The takeaway: crypto is behaving less like an isolated casino and more like a high-beta tech asset, reacting to the same headlines as equities — just faster, thinner, and louder.

Bitcoin: Mature, Volatile, and Still Dominant

Bitcoin's story this cycle is one of institutional adoption colliding with retail impatience. Spot ETFs are now well-established products, custody infrastructure has improved dramatically, and a growing list of corporate treasuries continue to add BTC to their balance sheets. That is the bullish structural backdrop — slow, boring, and real.

But price action remains anything but boring. Bitcoin has been caught in wide ranges, with sharp liquidation events flushing out leveraged longs and shorts in equal measure. Order-book liquidity on major exchanges is thinner than it looks, which means a modest spot ETF inflow can move price several percent before lunch.

Why the wild swings?

  • Leverage is back, especially on perpetual futures venues where funding rates flip wildly.
  • Algorithmic market makers step aside during U.S. trading hours, amplifying directional moves.
  • Macro headlines hit a market that no longer has a deep, sticky bid from long-term holders willing to absorb every dip.

None of this is a death knell. It's the new normal for an asset that institutional money treats like a software stock on a sugar rush.

Ethereum and the Layer-2 Identity Crisis

Ethereum is in a quieter but more fascinating phase. The mainnet itself feels stable — fees are manageable, validators are settled, and the road map is steadily executing. The drama has shifted to layer-2 networks.

Optimistic rollups and zero-knowledge rollups alike are competing for the same prize: becoming the default place where users actually transact, swap, and game. That competition is fantastic for users (lower fees, faster confirmations) but brutal for token holders of the smaller L2s, many of which have bled against ETH despite rising real usage.

Three trends worth watching

  • Sequencer decentralization is finally moving from whitepaper to live testnet, with meaningful implications for censorship resistance.
  • Restaking is pulling capital away from pure L2 speculation and into shared-security narratives, reshaping yield strategies.
  • Stablecoin settlement is migrating to L2s in volume, quietly changing where fees and MEV actually accrue.

Ethereum isn't dying. It's becoming infrastructure, which is a less exciting narrative — and that's exactly why the chart looks sleepy while the underlying machine keeps humming.

AI x Crypto: Hype, Hybrids, and Real Use Cases

No corner of the market has been louder than AI-linked tokens. Every few weeks, a new project promises to fuse large language models with on-chain agents, decentralized compute, or autonomous trading bots. Most of them will not survive the year.

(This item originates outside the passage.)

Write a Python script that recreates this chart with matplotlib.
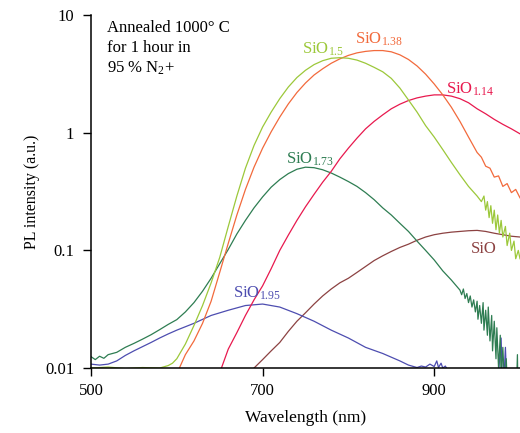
import matplotlib
matplotlib.use("Agg")
import matplotlib.pyplot as plt
from matplotlib.ticker import FixedLocator, NullLocator

plt.rcParams['font.family'] = ['Liberation Serif', 'DejaVu Serif']
plt.rcParams['mathtext.fontset'] = 'custom'
plt.rcParams['mathtext.rm'] = 'Liberation Serif'
plt.rcParams['mathtext.it'] = 'Liberation Serif:italic'

# ---- data (wavelength nm, PL intensity a.u.) ----
wl_195 = [500, 510, 520, 530, 540, 550, 560, 570, 580, 590, 600, 620, 640, 660, 680, 700,
          720, 740, 760, 780, 800, 820, 840, 860, 870, 880, 885, 890, 895, 900, 903, 905,
          908, 910, 913, 915, 920, 975, 978, 980, 983, 985]
pl_195 = [0.0108, 0.0106, 0.0108, 0.0115, 0.0128, 0.0140, 0.0152, 0.0165, 0.0180, 0.0195,
          0.0210, 0.0240, 0.0280, 0.0310, 0.0340, 0.0350, 0.0330, 0.0290, 0.0250, 0.0210,
          0.0180, 0.0150, 0.0133, 0.0115, 0.0106, 0.0101, 0.0104, 0.0102, 0.0108, 0.0103,
          0.0115, 0.0101, 0.0110, 0.0100, 0.0104, 0.0098, 0.0090, 0.0090, 0.0180, 0.0050,
          0.0150, 0.0060]

wl_173 = [500, 505, 510, 515, 520, 530, 540, 550, 560, 570, 580, 590, 600, 610, 620, 630,
          640, 650, 660, 670, 680, 690, 700, 710, 720, 730, 740, 750, 760, 770, 780, 790,
          800, 810, 820, 830, 840, 850, 860, 870, 880, 890, 900, 910, 920, 930, 932, 934,
          936, 938, 940, 942, 944, 946, 948, 950, 951, 953, 955, 957, 958, 960, 962, 963,
          965, 967, 968, 970, 972, 973, 975, 977, 978, 980, 982, 984, 986, 988, 990, 993,
          995, 997, 998, 1000]
pl_173 = [0.0125, 0.0118, 0.0126, 0.0121, 0.0130, 0.0136, 0.0150, 0.0162, 0.0176, 0.0192,
          0.0212, 0.0235, 0.0258, 0.0300, 0.0360, 0.0450, 0.0580, 0.0770, 0.1020, 0.1380,
          0.1800, 0.2300, 0.2850, 0.3450, 0.4000, 0.4500, 0.4900, 0.5100, 0.5050, 0.4850,
          0.4550, 0.4200, 0.3850, 0.3500, 0.3100, 0.2700, 0.2300, 0.2000, 0.1700, 0.1450,
          0.1200, 0.1000, 0.0830, 0.0670, 0.0560, 0.0460, 0.0420, 0.0470, 0.0390, 0.0430,
          0.0360, 0.0410, 0.0330, 0.0380, 0.0300, 0.0370, 0.0260, 0.0340, 0.0240, 0.0360,
          0.0210, 0.0310, 0.0190, 0.0330, 0.0170, 0.0280, 0.0140, 0.0250, 0.0120, 0.0220,
          0.0100, 0.0190, 0.0080, 0.0150, 0.0070, 0.0120, 0.0050, 0.0090, 0.0040, 0.0080,
          0.0040, 0.0130, 0.0040, 0.0050]

wl_15 = [500, 520, 540, 560, 580, 590, 595, 600, 610, 620, 630, 640, 650, 660, 670, 680,
         690, 700, 710, 720, 730, 740, 750, 760, 770, 780, 790, 800, 810, 820, 830, 840,
         850, 860, 870, 880, 890, 900, 910, 920, 930, 940, 950, 955, 958, 960, 962, 964,
         966, 968, 970, 972, 974, 976, 978, 980, 983, 985, 988, 990, 993, 995, 998, 1000]
pl_15 = [0.0100, 0.0102, 0.0099, 0.0101, 0.0100, 0.0105, 0.0110, 0.0120, 0.0160, 0.0230,
         0.0340, 0.0530, 0.0870, 0.1600, 0.2900, 0.5000, 0.7800, 1.1200, 1.5000, 1.9500,
         2.4500, 2.9500, 3.4000, 3.8000, 4.1000, 4.3000, 4.3500, 4.3000, 4.1500, 3.9000,
         3.6000, 3.3000, 2.9000, 2.4000, 1.9000, 1.5000, 1.1500, 0.9200, 0.7200, 0.5600,
         0.4400, 0.3500, 0.2900, 0.2600, 0.2900, 0.2200, 0.2600, 0.1900, 0.2400, 0.1700,
         0.2200, 0.1500, 0.2000, 0.1400, 0.1800, 0.1300, 0.1600, 0.1100, 0.1400, 0.1000,
         0.1200, 0.0850, 0.1000, 0.0850]

wl_138 = [603, 610, 620, 630, 640, 650, 660, 670, 680, 690, 700, 710, 720, 730, 740, 750,
          760, 770, 780, 790, 800, 810, 820, 830, 840, 850, 860, 870, 880, 890, 900, 910,
          920, 930, 940, 950, 955, 960, 965, 970, 975, 980, 985, 990, 995, 1000]
pl_138 = [0.0100, 0.0130, 0.0170, 0.0240, 0.0370, 0.0650, 0.1150, 0.2000, 0.3300, 0.5100,
          0.7400, 1.0200, 1.3600, 1.7600, 2.2000, 2.6500, 3.1000, 3.5000, 3.9000, 4.2500,
          4.5500, 4.7800, 4.9200, 5.0000, 5.0000, 4.8800, 4.6000, 4.2000, 3.7000, 3.1500,
          2.6000, 2.1000, 1.6500, 1.2500, 0.9200, 0.6800, 0.6200, 0.5200, 0.5000, 0.4200,
          0.4300, 0.3500, 0.3700, 0.3100, 0.3300, 0.2800]

wl_114 = [652, 660, 670, 680, 690, 700, 710, 720, 730, 740, 750, 760, 770, 780, 790, 800,
          810, 820, 830, 840, 850, 860, 870, 880, 890, 900, 910, 920, 930, 940, 950, 960,
          970, 980, 990, 1000]
pl_114 = [0.0100, 0.0145, 0.0200, 0.0280, 0.0380, 0.0500, 0.0700, 0.1000, 0.1350, 0.1800,
          0.2350, 0.3000, 0.3800, 0.4700, 0.6000, 0.7400, 0.9000, 1.0800, 1.2500, 1.4200,
          1.6000, 1.7500, 1.8800, 1.9800, 2.0500, 2.1000, 2.1000, 2.0500, 1.9500, 1.8000,
          1.6000, 1.4500, 1.3000, 1.1800, 1.0800, 0.9800]

wl_10 = [690, 700, 710, 720, 730, 740, 750, 760, 770, 780, 790, 800, 810, 820, 830, 840,
         850, 860, 870, 880, 890, 900, 910, 920, 930, 940, 950, 960, 970, 980, 990, 1000]
pl_10 = [0.0100, 0.0118, 0.0140, 0.0165, 0.0205, 0.0250, 0.0295, 0.0350, 0.0410, 0.0470,
         0.0530, 0.0580, 0.0650, 0.0730, 0.0820, 0.0900, 0.0980, 0.1060, 0.1130, 0.1220,
         0.1300, 0.1360, 0.1400, 0.1430, 0.1450, 0.1470, 0.1480, 0.1450, 0.1400, 0.1360,
         0.1320, 0.1300]

x_ticks = [500, 700, 900]
y_ticks = [0.01, 0.1, 1, 10]
y_tick_labels = ['0.01', '0.1', '1', '10']

c_195 = '#4d4db0'
c_173 = '#2e7d52'
c_15 = '#9cc83a'
c_138 = '#f26a3c'
c_114 = '#e8194e'
c_10 = '#8c4242'

fig = plt.figure(figsize=(5.2, 4.33), dpi=100)
ax = fig.add_axes([0.175, 0.150, 0.825, 0.815])

lw = 0.9
ax.plot(wl_10, pl_10, color=c_10, lw=lw)
ax.plot(wl_195, pl_195, color=c_195, lw=lw)
ax.plot(wl_173, pl_173, color=c_173, lw=lw)
ax.plot(wl_114, pl_114, color=c_114, lw=lw)
ax.plot(wl_138, pl_138, color=c_138, lw=lw)
ax.plot(wl_15, pl_15, color=c_15, lw=lw)

ax.set_yscale('log')
ax.set_xlim(500, 1000)
ax.set_ylim(0.01, 10)
ax.xaxis.set_major_locator(FixedLocator(x_ticks))
ax.xaxis.set_minor_locator(NullLocator())
ax.yaxis.set_major_locator(FixedLocator(y_ticks))
ax.yaxis.set_minor_locator(NullLocator())
ax.set_yticklabels(y_tick_labels)
ax.set_xticklabels([str(t) for t in x_ticks])
ax.tick_params(axis='both', direction='out', length=6, width=1, labelsize=12)
ax.tick_params(axis='y', pad=6)
ax.tick_params(axis='x', pad=5)

for s in ['top', 'right']:
    ax.spines[s].set_visible(False)
for s in ['left', 'bottom']:
    ax.spines[s].set_linewidth(1.1)

ax.set_xlabel('Wavelength (nm)', fontsize=12.5, labelpad=8)
ax.set_ylabel('PL intensity (a.u.)', fontsize=11.5, labelpad=4)

ax.text(0.037, 0.985, 'Annealed 1000\u00b0 C\nfor 1 hour in\n95 % N$_2$+', transform=ax.transAxes,
        ha='left', va='top', fontsize=12, linespacing=1.3)

lab_fs = 12
ax.text(746, 4.7, 'SiO$_{1.5}$', color=c_15, fontsize=lab_fs, ha='left', va='baseline')
ax.text(808, 5.77, 'SiO$_{1.38}$', color=c_138, fontsize=lab_fs, ha='left', va='baseline')
ax.text(914, 2.17, 'SiO$_{1.14}$', color=c_114, fontsize=lab_fs, ha='left', va='baseline')
ax.text(727, 0.55, 'SiO$_{1.73}$', color=c_173, fontsize=lab_fs, ha='left', va='baseline')
ax.text(665, 0.040, 'SiO$_{1.95}$', color=c_195, fontsize=lab_fs, ha='left', va='baseline')
ax.text(943, 0.095, 'SiO', color=c_10, fontsize=lab_fs, ha='left', va='baseline')

fig.savefig('out.png', dpi=100)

That said, a few genuine patterns are emerging underneath the noise:

  • Decentralized GPU marketplaces are finding real customers in AI startups that need cheaper compute than the hyperscalers offer.
  • On-chain inference is moving from theory to early demos, with verifiable AI outputs becoming a niche but real category.
  • Agent-to-agent payments using stablecoins are being tested by more than one protocol, hinting at a machine-native economy that settles on-chain.

Strip out the noise and the AI-crypto thesis boils down to one question: can blockchains give AI something it can't get cheaper or better elsewhere — verifiability, ownership, and censorship-resistant payments? A handful of projects will answer yes. Most will not.

Key Takeaways

If you've been away from crypto for a quarter, here's the short version:

  • Macro still drives the bus. Rates, liquidity, and ETF flows set the tone for everything else.
  • Bitcoin is institutionalized but not tamed. Expect violent moves; structural demand is real and growing.
  • Ethereum's story is happening on layer-2s. Watch sequencers, restaking, and stablecoin flows, not the ETH chart.
  • AI tokens are mostly noise with real signals underneath. Separate infrastructure plays from narrative pumps.
  • Regulation is creeping, not crashing. Clarity is slowly replacing confusion in major jurisdictions.

Crypto isn't broken or fixed. It's maturing — loudly, awkwardly, and one liquidation cascade at a time.